• [TASK PROMPT]: Leave the pictures out, and retype all of the material exactly as written.

• [DATASET SECTION]:
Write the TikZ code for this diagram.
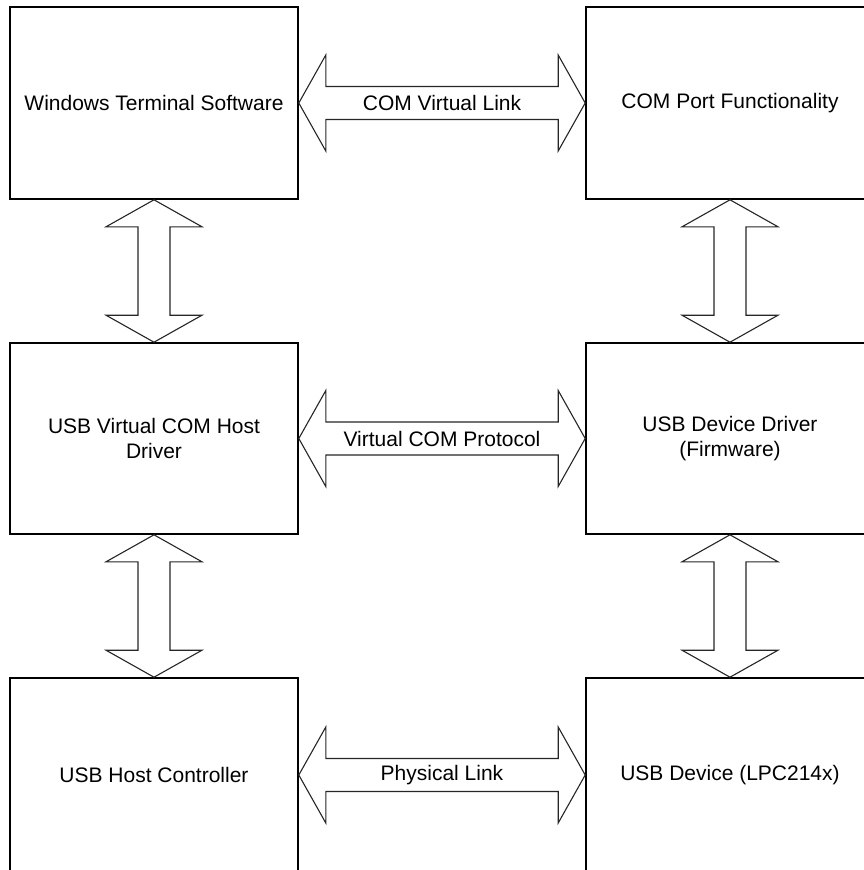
\documentclass[tikz,border=0pt]{standalone}
\usepackage{fontspec}
\setmainfont{Liberation Sans}
\usetikzlibrary{calc}
\tikzset{
  blk/.style={draw=black, line width=1.6pt, minimum width=288pt, minimum height=192pt,
    inner sep=0pt, align=center, font=\fontsize{21}{25}\selectfont},
  fat/.style={draw=black!85, line width=1.1pt, fill=white, line join=miter},
  lbl/.style={font=\fontsize{21}{25}\selectfont, inner sep=0pt}
}
\newcommand{\hfat}[2]{%
  \draw[fat] let \p1=(#1.east), \p2=(#2.west) in
    (\x1,\y1) -- (\x1+27pt,\y1+48pt) -- (\x1+27pt,\y1+16.5pt) -- (\x2-27pt,\y1+16.5pt)
    -- (\x2-27pt,\y1+48pt) -- (\x2,\y1) -- (\x2-27pt,\y1-48pt) -- (\x2-27pt,\y1-16.5pt)
    -- (\x1+27pt,\y1-16.5pt) -- (\x1+27pt,\y1-48pt) -- cycle;}
\newcommand{\vfat}[2]{%
  \draw[fat] let \p1=(#1.south), \p2=(#2.north) in
    (\x1,\y1) -- (\x1+48pt,\y1-27pt) -- (\x1+16pt,\y1-27pt) -- (\x1+16pt,\y2+27pt)
    -- (\x1+48pt,\y2+27pt) -- (\x1,\y2) -- (\x1-48pt,\y2+27pt) -- (\x1-16pt,\y2+27pt)
    -- (\x1-16pt,\y1-27pt) -- (\x1-48pt,\y1-27pt) -- cycle;}
\begin{document}
\begin{tikzpicture}[x=1pt,y=-1pt]
  \useasboundingbox (0,0) rectangle (864,870);
  \clip (0,0) rectangle (864,870);
  % boxes
  \node[blk] (tl) at (154,103) {Windows Terminal Software};
  \node[blk] (tr) at (730,103) {COM Port Functionality};
  \node[blk, minimum height=191pt] (ml) at (154,438.5) {USB Virtual COM Host\\Driver};
  \node[blk, minimum height=191pt] (mr) at (730,438.5) {USB Device Driver\\(Firmware)};
  \node[blk, minimum height=194pt] (bl) at (154,775) {USB Host Controller};
  \node[blk, minimum height=194pt] (br) at (730,775) {USB Device (LPC214x)};
  % horizontal double arrows
  \hfat{tl}{tr}
  \hfat{ml}{mr}
  \hfat{bl}{br}
  \path (tl.east) -- (tr.west) node[lbl, midway] {COM Virtual Link};
  \path (ml.east) -- (mr.west) node[lbl, midway] {Virtual COM Protocol};
  \path (bl.east) -- (br.west) node[lbl, midway] {Physical Link};
  % vertical double arrows
  \vfat{tl}{ml}
  \vfat{ml}{bl}
  \vfat{tr}{mr}
  \vfat{mr}{br}
\end{tikzpicture}
\end{document}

• [SOLUTION]:
Write the TikZ code for this diagram.
\documentclass[tikz,border=0pt]{standalone}
\usepackage{fontspec}
\setmainfont{Liberation Sans}
\usetikzlibrary{calc}
\tikzset{
  blk/.style={draw=black, line width=1.6pt, minimum width=288pt, minimum height=192pt,
    inner sep=0pt, align=center, font=\fontsize{21}{25}\selectfont},
  fat/.style={draw=black!85, line width=1.1pt, fill=white, line join=miter},
  lbl/.style={font=\fontsize{21}{25}\selectfont, inner sep=0pt}
}
\newcommand{\hfat}[2]{%
  \draw[fat] let \p1=(#1.east), \p2=(#2.west) in
    (\x1,\y1) -- (\x1+27pt,\y1+48pt) -- (\x1+27pt,\y1+16.5pt) -- (\x2-27pt,\y1+16.5pt)
    -- (\x2-27pt,\y1+48pt) -- (\x2,\y1) -- (\x2-27pt,\y1-48pt) -- (\x2-27pt,\y1-16.5pt)
    -- (\x1+27pt,\y1-16.5pt) -- (\x1+27pt,\y1-48pt) -- cycle;}
\newcommand{\vfat}[2]{%
  \draw[fat] let \p1=(#1.south), \p2=(#2.north) in
    (\x1,\y1) -- (\x1+48pt,\y1-27pt) -- (\x1+16pt,\y1-27pt) -- (\x1+16pt,\y2+27pt)
    -- (\x1+48pt,\y2+27pt) -- (\x1,\y2) -- (\x1-48pt,\y2+27pt) -- (\x1-16pt,\y2+27pt)
    -- (\x1-16pt,\y1-27pt) -- (\x1-48pt,\y1-27pt) -- cycle;}
\begin{document}
\begin{tikzpicture}[x=1pt,y=-1pt]
  \useasboundingbox (0,0) rectangle (864,870);
  \clip (0,0) rectangle (864,870);
  % boxes
  \node[blk] (tl) at (154,103) {Windows Terminal Software};
  \node[blk] (tr) at (730,103) {COM Port Functionality};
  \node[blk, minimum height=191pt] (ml) at (154,438.5) {USB Virtual COM Host\\Driver};
  \node[blk, minimum height=191pt] (mr) at (730,438.5) {USB Device Driver\\(Firmware)};
  \node[blk, minimum height=194pt] (bl) at (154,775) {USB Host Controller};
  \node[blk, minimum height=194pt] (br) at (730,775) {USB Device (LPC214x)};
  % horizontal double arrows
  \hfat{tl}{tr}
  \hfat{ml}{mr}
  \hfat{bl}{br}
  \path (tl.east) -- (tr.west) node[lbl, midway] {COM Virtual Link};
  \path (ml.east) -- (mr.west) node[lbl, midway] {Virtual COM Protocol};
  \path (bl.east) -- (br.west) node[lbl, midway] {Physical Link};
  % vertical double arrows
  \vfat{tl}{ml}
  \vfat{ml}{bl}
  \vfat{tr}{mr}
  \vfat{mr}{br}
\end{tikzpicture}
\end{document}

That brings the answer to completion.